Significantly, all of GUUAM's official documents reflect the intention to build relationships, both within the group and with the states outside it, on principles of international law. Adherence to international law can set a good example in a region where this is regrettably still not a universal norm. The most recent reminder of this was the meeting of representatives of separatist regimes, held on Azerbaijan's territories occupied by Armenia.


In fact, Armenia's open support and Russia's apparent blessing for these extremists hostile to Azerbaijan, Georgia and Moldova, respectively, represent an unfortunate remnant of irresponsible behavior and a short-sighted attempt of pressure.

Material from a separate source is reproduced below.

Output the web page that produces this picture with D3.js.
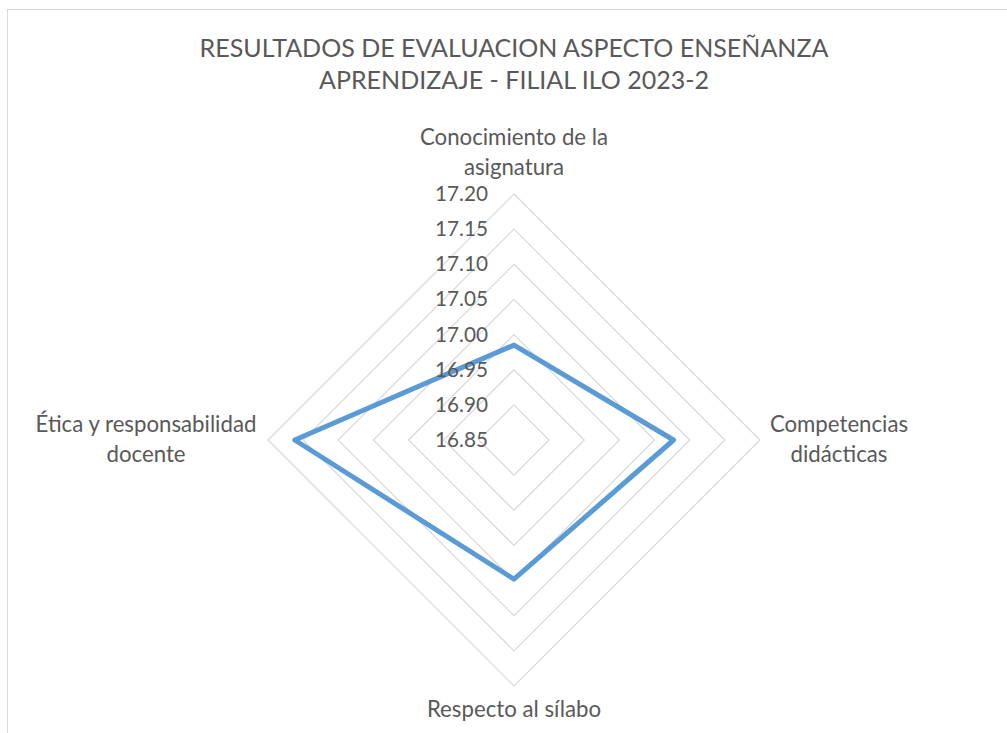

CONCLUSIONS: Expanding GUUAM can be a positive development for it would also mean expanding 'the anti-imperial change', which the group represents, in the words of Zbigniew Brzezinski. Yet, here too the rule of law, so often praised, should apply in practice. In terms of GUUAM, just as of any other international organization, it would mean that its members should subscribe to the founding principles outlined in the Charter. For a country willing to join and sharing these principles, GUUAM's doors should be open. GUUAM's future certainly depends on its members and the progress of the concrete cooperative initiatives they undertake. However, the group's success or failure is also likely to greatly depend on the extent of U.S. support and encouragement. Its member states have shown that, in spite of many challenges, they are willing and able to work together in order to promote positive changes in their region. Hopefully, GUUAM's western partners are able to recognize the group's promising potential and help to realize it.

AUTHOR BIO: Elin Suleymanov is Press Officer at the Embassy of Azerbaijan in Washington, DC. Views expressed are his own and are not necessarily endorsed by the Embassy.